COLUMBUS, Ohio (CGE) – Who knows what former Democratic Gov. Ted Strickland is dreaming about these days, but if he’s been reading recent polls, like the one released Wednesday by Quinnipac University that shows the man who beat him last fall by only 77,133 votes is taking a drubbing by Ohio voters, I’m sure he’s dreaming that what happened to him last year is just a JR Ewing Dream that will be gone once he wakes up.
But his loss last year wasn’t a dream. But Ohio voters may have woken up. The reality of Gov. Kasich’s first months on the job is that Ohio voters now disapprove 46 – 30 percent of the way he is handling his job, with women disapproving 48 – 25 percent and men disapproving 44 – 37 percent, according to the Quinnipiac University poll released today. Voters say 53 – 36 percent that Gov. Kasich’s first two-year budget is unfair to them.
Voters oppose legislation working its way through the Ohio legislature that would limit the ability of public workers to collectively bargain, the independent Quinnipiac (KWIN-uh-pe- ack) University survey finds. But the question wording has some influence on voter response:
* Half of those surveyed were asked about a bill that limited “collective bargaining,” and oppose the measure 48 – 41 percent;
* The other half were asked about a bill that limited “collective bargaining rights,” and oppose that measure 54 – 35 percent.
“Gov. John Kasich has gotten off to a rocky start with Ohio voters, perhaps not surprising given the size of the cuts in public services and state spending that he has proposed,” said Peter A. Brown, assistant director of the Quinnipiac University Polling institute. “Although there is almost nothing in these numbers that Kasich can point to as evidence of his popularity or that of his proposals, he can take solace from the fact that he has almost four years to turn around public opinion.
“The size of the gender gap in Gov. Kasich’s approval rating is noteworthy. There also are gender gaps on other questions regarding how to deal with the state’s budget.
“Whether collective bargaining is a right or not is in the eye of the beholder, but the word ‘right’ appears to have an effect on the voters’ response. But no matter how the question is asked, voters oppose limits on collective bargaining.”
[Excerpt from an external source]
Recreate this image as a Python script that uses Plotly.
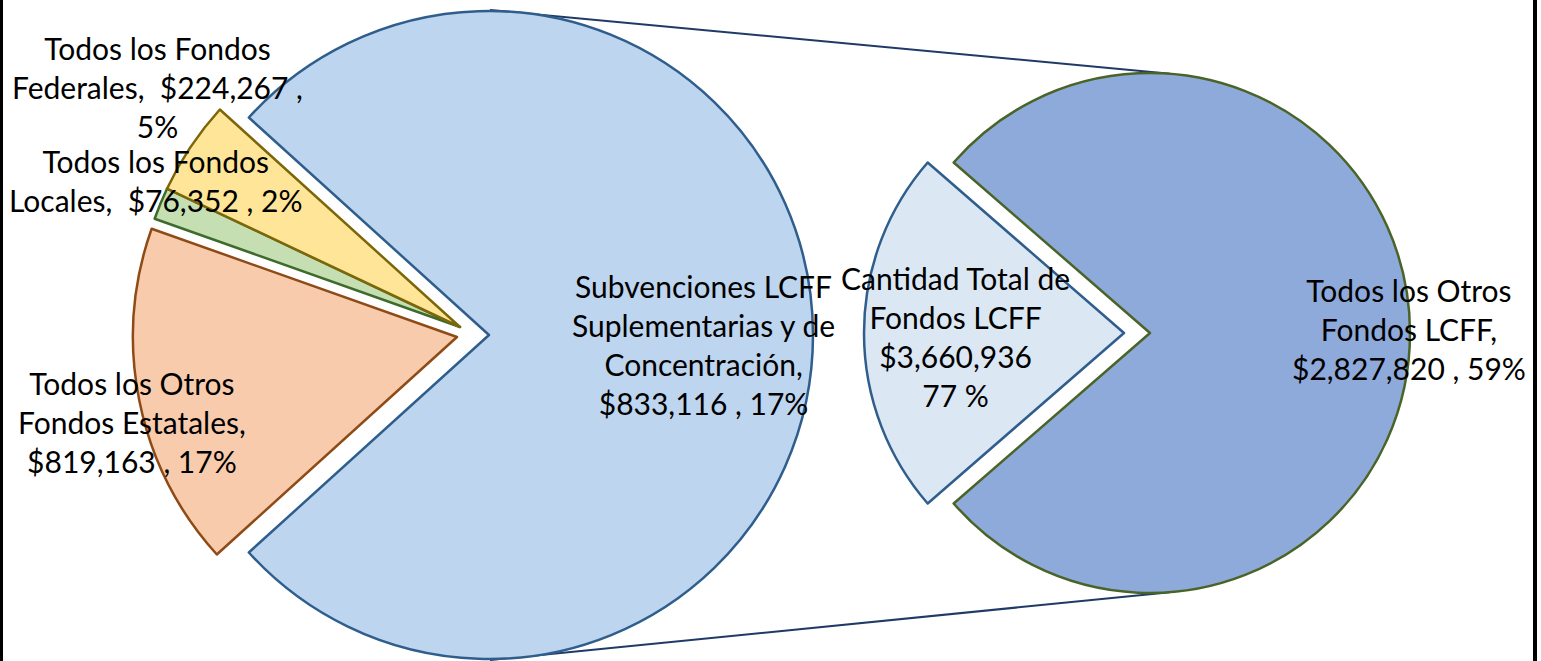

By 55 – 37 percent voters say Kasich should not have pledged to meet the state’s projected $8 billion budget deficit by only cutting spending and not raising taxes. And by 64 – 23 percent they say he will not keep that no-tax pledge, even though he presented a balanced budget plan that in fact does not raise levies. Critics of Kasich said there will be new taxes, just not at the state level, as local governments will be faced with either cutting services, the people who deliver them or raising taxes to keep it all as it is now.
Then when given a choice of balancing the budget only by spending cuts, or by combining them and tax increases to reduce the amount of cuts needed, by 65 – 27 percent voters opted for not raising levies at all.
“It’s a pretty fair bet that the controversy over the Kasich proposals has made him and them unpopular with voters. Yet when voters are asked about his general approach of cutting but not taxing, that policy does much better in the court of public opinion,” said Brown. “At this point, Kasich has not convinced voters, especially women, that he is being fair, and he is on the wrong side of the collective bargaining issue which has received major attention.”
Republicans approve of Kasich’s job performance 63 – 18 percent, but his disapproval is 67 – 11 percent among Democrats and 49 – 25 percent among independent voters.
Kasich’s budget proposal is fair to people like them, Republicans say 63 – 25 percent. Democrats say it’s unfair 73 – 17 percent, as do independent voters 57 – 32 percent.
Men say “unfair” 49 – 43 percent and women say “unfair” 57 – 29 percent.
Voters oppose 58 – 35 percent banning public employees from striking, but they support 66 – 27 percent the part of Kasich’s budget that would require public employees to pay at least 15 percent of their health insurance premiums.
By 46 – 39 percent voters oppose Kasich’s plan to sell five state prisons to private firms as a way to save money.
From March 15 – 21, Quinnipiac University surveyed 1,384 registered voters with a margin of error of +/- 2.6 percentage points. Live interviewers call land lines and cell phones.